Nonequilibrium magnetic properties of the Sr2FeMoO6 type double perovskite structure

Abstract

The Glauber-type stochastic dynamic interpreted by the mean-field theory has been applied to investigate the dynamic magnetic properties of the Sr2FeMoO6 type double perovskite structure under the time varying magnetic field. First, we used the Glauber dynamics to obtain the dynamic mean-field equations. The time varying average Fe and Mo magnetizations are examined to find the phase region of the system. The dynamic Fe and Mo magnetizations, hysteresis loop areas and correlations are calculated depending on the temperature in order to determine the nature of the first and second order phase transitions, as well as to get the dynamic transition points for different ratio of the system parameters.
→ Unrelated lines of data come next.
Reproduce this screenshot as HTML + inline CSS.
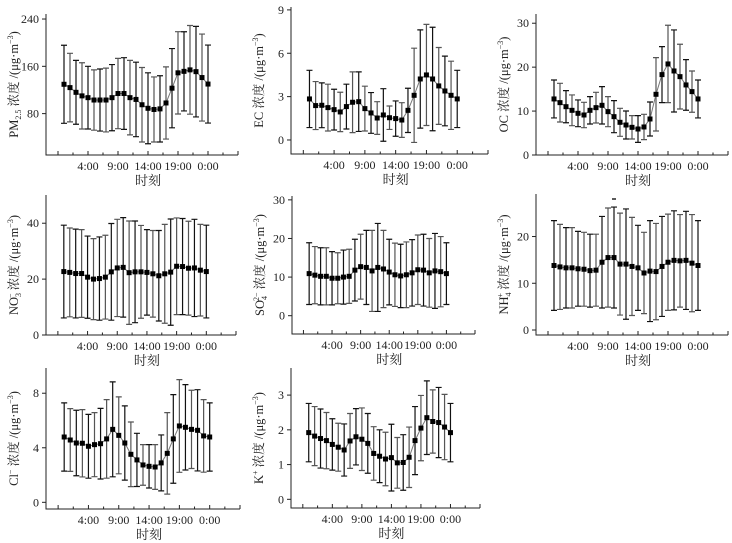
<!DOCTYPE html>
<html><head><meta charset="utf-8"><style>
html,body{margin:0;padding:0;background:#fff}
svg{display:block}
text{font-family:"Liberation Serif","Noto Serif CJK SC",serif;fill:#222}
</style></head><body>
<svg id="fig" width="732" height="543" viewBox="0 0 732 543" xmlns="http://www.w3.org/2000/svg"></svg>
<script>
const hours = [0,1,2,3,4,5,6,7,8,9,10,11,12,13,14,15,16,17,18,19,20,21,22,23,24];
const xTickHours = [4,9,14,19,24];
const xTickLabels = ["4:00","9:00","14:00","19:00","0:00"];

const pmMean = [129.6,124,116,110,107,103,103,103,107,114,114,107,104,95,89,87,88,98,123,149,151.5,154,151,141,130];
const pmSd = [66,58,54,56,53,51,52.5,54,56,59.5,60.6,63,63,63,60,55,56,61,67,69.6,67,75,76.6,73.6,66];
const pmTicks = [80,160,240];

const ecMean = [2.84,2.38,2.40,2.24,2.10,1.94,2.31,2.61,2.65,2.17,1.87,1.52,1.73,1.54,1.48,1.38,2.05,3.09,4.22,4.50,4.22,3.74,3.39,3.09,2.84];
const ecSd = [1.98,1.66,1.55,1.62,1.41,1.36,1.55,2.1,2.06,1.55,1.41,1.13,1.82,0.81,1.22,1.2,1.53,3.26,3.4,3.5,3.58,2.66,2.41,2.36,1.98];
const ecTicks = [0,3,6,9];

const ocMean = [12.76,11.92,11.0,10.17,9.49,9.11,10.17,10.78,11.31,9.87,8.73,7.44,6.83,6.30,5.92,6.38,8.2,13.82,18.3,20.73,19.13,17.84,15.95,14.43,12.76];
const ocSd = [4.32,4.4,3.65,3.5,3.04,2.89,3.12,3.49,4.26,3.42,3.65,3.19,3.19,2.66,3.04,2.88,3.87,8.35,6.38,8.81,9.34,7.37,5.77,4.7,4.32];
const ocTicks = [0,10,20,30];

const no3Mean = [22.7,22.4,22.0,22.0,20.7,20.0,20.2,20.7,22.6,24.0,24.2,22.3,22.6,22.6,22.4,21.9,21.2,21.9,22.5,24.6,24.5,23.9,24.0,23.2,22.7];
const no3Sd = [16.6,15.9,15.9,15.7,14.7,14.5,14.9,15.0,17.3,17.4,17.8,18.5,18.2,16.6,15.3,15.5,16.2,17.7,19.0,17.3,17.2,16.8,17.4,16.4,16.6];
const no3Ticks = [0,20,40];

const so4Mean = [10.9,10.5,10.2,10.2,9.7,9.7,10.0,10.2,11.8,12.7,12.5,11.6,12.5,12.1,11.3,10.6,10.3,10.6,11.1,11.9,11.8,11.1,11.6,11.4,10.9];
const so4Sd = [8.0,7.4,7.4,7.4,6.9,6.6,7.0,7.0,8.0,8.4,9.6,10.5,11.4,10.0,8.5,8.2,8.2,8.5,8.6,9.0,9.3,8.9,9.7,9.1,8.0];
const so4Ticks = [0,10,20,30];

const nh4Mean = [13.8,13.5,13.3,13.3,13.1,13.0,12.7,12.8,14.5,15.5,15.5,14.1,14.1,13.6,13.3,12.2,12.6,12.5,13.6,14.5,14.9,14.8,14.9,14.3,13.8];
const nh4Sd = [9.6,9.1,8.6,8.6,8.0,7.9,7.8,7.7,9.8,10.6,10.8,10.9,11.8,10.5,9.1,8.7,10.8,10.3,10.7,10.3,10.6,9.9,10.5,10.4,9.6];
const nh4Ticks = [0,10,20];

const clMean = [4.79,4.57,4.35,4.33,4.11,4.23,4.30,4.65,5.35,4.91,4.35,3.52,3.11,2.74,2.64,2.59,2.89,3.59,4.65,5.6,5.5,5.35,5.28,4.87,4.79];
const clSd = [2.5,2.3,2.4,2.47,2.34,2.35,2.59,2.88,3.48,2.82,2.72,2.37,1.95,1.49,1.59,1.64,2.05,2.99,3.25,3.4,3.13,2.87,2.98,2.66,2.5];
const clTicks = [0,4,8];

const kMean = [1.92,1.82,1.75,1.69,1.58,1.50,1.42,1.68,1.80,1.73,1.61,1.32,1.24,1.16,1.20,1.05,1.06,1.21,1.69,2.05,2.35,2.24,2.21,2.08,1.92];
const kSd = [0.84,0.85,0.85,0.81,0.74,0.69,0.75,0.79,0.81,0.9,0.86,0.77,0.76,0.77,0.96,0.73,0.8,0.87,0.98,0.94,1.06,0.91,1.01,0.94,0.84];
const kTicks = [0,1,2,3];

const NS = "http://www.w3.org/2000/svg";
const svg = document.getElementById('fig');
function mk(tag, attrs, parent){ const e=document.createElementNS(NS,tag); for(const k in attrs) e.setAttribute(k,attrs[k]); (parent||svg).appendChild(e); return e; }

const panels = [
 {id:'pm25', L:46,R:238,T:14,B:155, ymin:10, ymax:248.5, mean:pmMean, sd:pmSd, ticks:pmTicks, lab:['PM','2.5','sub',' 浓度 /(μg·m','−3',')']},
 {id:'ec', L:291,R:488,T:7,B:154, ymin:-0.97, ymax:9.2, mean:ecMean, sd:ecSd, ticks:ecTicks, lab:['EC','','',' 浓度 /(μg·m','−3',')']},
 {id:'oc', L:536,R:728,T:14,B:155, ymin:0, ymax:32.1, mean:ocMean, sd:ocSd, ticks:ocTicks, lab:['OC','','',' 浓度 /(μg·m','−3',')']},
 {id:'no3', L:46,R:236,T:195,B:335, ymin:0, ymax:50.1, mean:no3Mean, sd:no3Sd, ticks:no3Ticks, lab:['NO','3','subsup',' 浓度 /(μg·m','−3',')'], ion:'−'},
 {id:'so4', L:292,R:475,T:196,B:334, ymin:-4.74, ymax:31, mean:so4Mean, sd:so4Sd, ticks:so4Ticks, lab:['SO','4','subsup',' 浓度 /(μg·m','−3',')'], ion:'2−'},
 {id:'nh4', L:536,R:728,T:194,B:335, ymin:-1.07, ymax:29.1, mean:nh4Mean, sd:nh4Sd, ticks:nh4Ticks, lab:['NH','4','subsup',' 浓度 /(μg·m','−3',')'], ion:'+'},
 {id:'cl', L:46,R:240,T:368,B:509, ymin:-0.49, ymax:9.85, mean:clMean, sd:clSd, ticks:clTicks, lab:['Cl','','sup',' 浓度 /(μg·m','−3',')'], ion:'−'},
 {id:'k', L:291,R:480,T:368,B:508, ymin:-0.25, ymax:3.78, mean:kMean, sd:kSd, ticks:kTicks, lab:['K','','sup',' 浓度 /(μg·m','−3',')'], ion:'+'}
];

panels.forEach(p=>{
  const g = mk('g',{});
  
  
  const xs = h => p.L + (h+3)/32*(p.R-p.L);
  const ys = v => p.B - (v-p.ymin)/(p.ymax-p.ymin)*(p.B-p.T);
  // axes
  const ax = mk('path',{d:`M${p.L},${p.T} V${p.B} H${p.R}`,fill:'none',stroke:'#222','stroke-width':1},g);
  
  
  // x ticks
  for(let h=-1; h<=29; h+=2.5){
    const major = Math.abs((h+1)%5)<0.01;
    mk('line',{x1:xs(h),x2:xs(h),y1:p.B,y2:p.B-(major?4:2.5),stroke:'#222','stroke-width':1},g);
  }
  xTickHours.forEach((h,i)=>{
    const t = mk('text',{x:xs(h),y:p.B+15,'text-anchor':'middle','font-size':12},g);
    t.textContent = xTickLabels[i];
    
    
  });
  const xt = mk('text',{x:(xs(4)+xs(24))/2,y:p.B+30,'text-anchor':'middle','font-size':13},g);
  xt.textContent='时刻';
  
  
  // y ticks
  p.ticks.forEach(v=>{
    mk('line',{x1:p.L-4,x2:p.L,y1:ys(v),y2:ys(v),stroke:'#222','stroke-width':1},g);
    const t = mk('text',{x:p.L-7,y:ys(v)+4,'text-anchor':'end','font-size':12},g);
    t.textContent = v;
    
    
  });
  // y label
  const cy = (p.T+p.B)/2;
  const yl = mk('text',{transform:`translate(${p.L-28},${cy}) rotate(-90)`,'text-anchor':'middle','font-size':12.5},g);
  
  
  const a = p.lab;
  const s1 = mk('tspan',{},yl); s1.textContent=a[0];
  if(a[2]==='sub'){ const s=mk('tspan',{'font-size':8,dy:3},yl); s.textContent=a[1]; const r=mk('tspan',{dy:-3},yl); r.textContent=a[3]; }
  else if(a[2]==='subsup'){ const s=mk('tspan',{'font-size':8,dy:3},yl); s.textContent=a[1]; const u=mk('tspan',{'font-size':8,dy:-8,dx:-5},yl); u.textContent=p.ion; const r=mk('tspan',{dy:5},yl); r.textContent=a[3]; }
  else if(a[2]==='sup'){ const u=mk('tspan',{'font-size':8,dy:-5},yl); u.textContent=p.ion; const r=mk('tspan',{dy:5},yl); r.textContent=a[3]; }
  else { const r=mk('tspan',{},yl); r.textContent=a[3]; }
  const sp = mk('tspan',{'font-size':8,dy:-5},yl); sp.textContent=a[4];
  const cl = mk('tspan',{dy:5},yl); cl.textContent=a[5];
  // error bars
  hours.forEach((h,i)=>{
    const x=xs(h), yu=ys(p.mean[i]+p.sd[i]), yd=ys(p.mean[i]-p.sd[i]);
    const e = mk('path',{d:`M${x},${yu} V${yd} M${x-3},${yu} H${x+3} M${x-3},${yd} H${x+3}`,stroke:i%2?'#555':'#111','stroke-width':1.2,fill:'none'},g);
    
    
  });
  // line
  const ln = mk('polyline',{points:hours.map((h,i)=>xs(h)+','+ys(p.mean[i])).join(' '),fill:'none',stroke:'#777','stroke-width':1},g);
  
  
  hours.forEach((h,i)=>{
    const m = mk('rect',{x:xs(h)-2.5,y:ys(p.mean[i])-2.5,width:5,height:5,fill:'#000'},g);
    
    
  });
  if(p.id==='nh4'){
    const d = mk('line',{x1:xs(10)-2,x2:xs(10)+2,y1:199,y2:199,stroke:'#222','stroke-width':1.5},g);
    
    
  }
});
</script>
</body></html>
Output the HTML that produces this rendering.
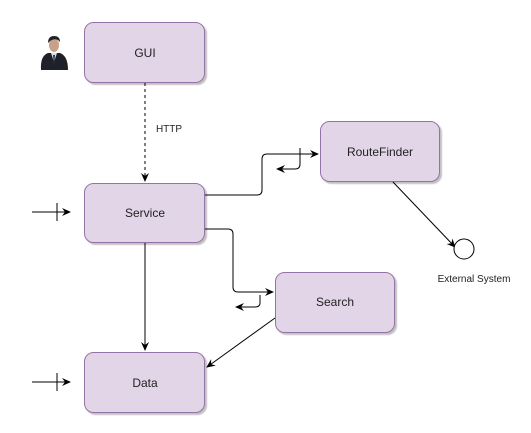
<!DOCTYPE html>
<html><head><style>
body{margin:0;background:#fff;width:531px;height:433px;overflow:hidden}
svg{display:block}
text{font-family:"Liberation Sans",sans-serif;fill:#222}
</style></head><body>
<svg width="531" height="433" viewBox="0 0 531 433">
<defs>
<marker id="a" markerWidth="10" markerHeight="10" refX="8" refY="5" orient="auto" markerUnits="userSpaceOnUse">
<path d="M0,1 L9,5 L0,9 L3,5 Z" fill="#000"/></marker>
<filter id="s"><feDropShadow dx="2" dy="2" stdDeviation="0.6" flood-color="#999" flood-opacity="0.6"/></filter>
</defs>
<g fill="#e1d5e7" stroke="#9673a6" stroke-width="1" filter="url(#s)">
<rect x="84.5" y="22.5" width="120" height="60" rx="9"/>
<rect x="84.5" y="183.5" width="120" height="59" rx="9"/>
<rect x="84.5" y="352.5" width="120" height="60" rx="9"/>
<rect x="320.5" y="121.5" width="119" height="60" rx="9"/>
<rect x="275.5" y="272.5" width="119" height="60" rx="9"/>
</g>
<g font-size="12" text-anchor="middle">
<text x="145" y="57">GUI</text>
<text x="145" y="217">Service</text>
<text x="145" y="387">Data</text>
<text x="380" y="156">RouteFinder</text>
<text x="335" y="306">Search</text>
<text x="474" y="282" font-size="10">External System</text>
<text x="169" y="132" font-size="10">HTTP</text>
</g>
<g fill="none" stroke="#000" stroke-width="1">
<path d="M145,83 V181" stroke-dasharray="3,3" marker-end="url(#a)"/>
<path d="M205,195 H257 Q262,195 262,190 V159 Q262,154 267,154 H318" marker-end="url(#a)"/>
<path d="M300,148 V164 Q300,169 295,169 H277" marker-end="url(#a)"/>
<path d="M205,229 H228 Q233,229 233,234 V287 Q233,292 238,292 H273" marker-end="url(#a)"/>
<path d="M260,295 V303 Q260,307 255,307 H236" marker-end="url(#a)"/>
<path d="M275,318 L207,367" marker-end="url(#a)"/>
<path d="M393,182 L455,247" marker-end="url(#a)"/>
<path d="M145,243 V350" marker-end="url(#a)"/>
<path d="M32,212 H70" marker-end="url(#a)"/>
<path d="M57,203 V221"/>
<path d="M32,382 H70" marker-end="url(#a)"/>
<path d="M57,373 V391"/>
</g>
<circle cx="464" cy="249" r="10" fill="#fff" stroke="#000" stroke-width="1"/>
<g>
<path d="M41,70 Q40,56 48,53 L60,53 Q68,56 68,70 Z" fill="#1e2228"/>
<path d="M51,53 L54,62 L57,53 Z" fill="#dde"/>
<path d="M53,55 L54,66 L55,55 Z" fill="#234"/>
<ellipse cx="54" cy="45" rx="5" ry="7" fill="#c9a08a"/>
<path d="M48,43 Q48,36 54,36 Q60,36 60,42 L58,40 Q54,38 50,41 Z" fill="#222"/>
</g>
</svg>
</body></html>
The dynamic phase diagrams (DPDs) are constructed in the plane of reduced temperature and external magnetic field amplitude (T, h). The DPDs contain paramagnetic (p), ferromagnetic (f), ferrimagnetic-1 (i1), ferrimagnetic-2 (i2) phases and six mixed regions, (f + p), (f + i1), (f + i2), (i1 + p), (i2 + p) and (i1 + i2). The DPDs also exhibit dynamic tricritical points and reentrant phenomena, which strongly depend on interaction parameters.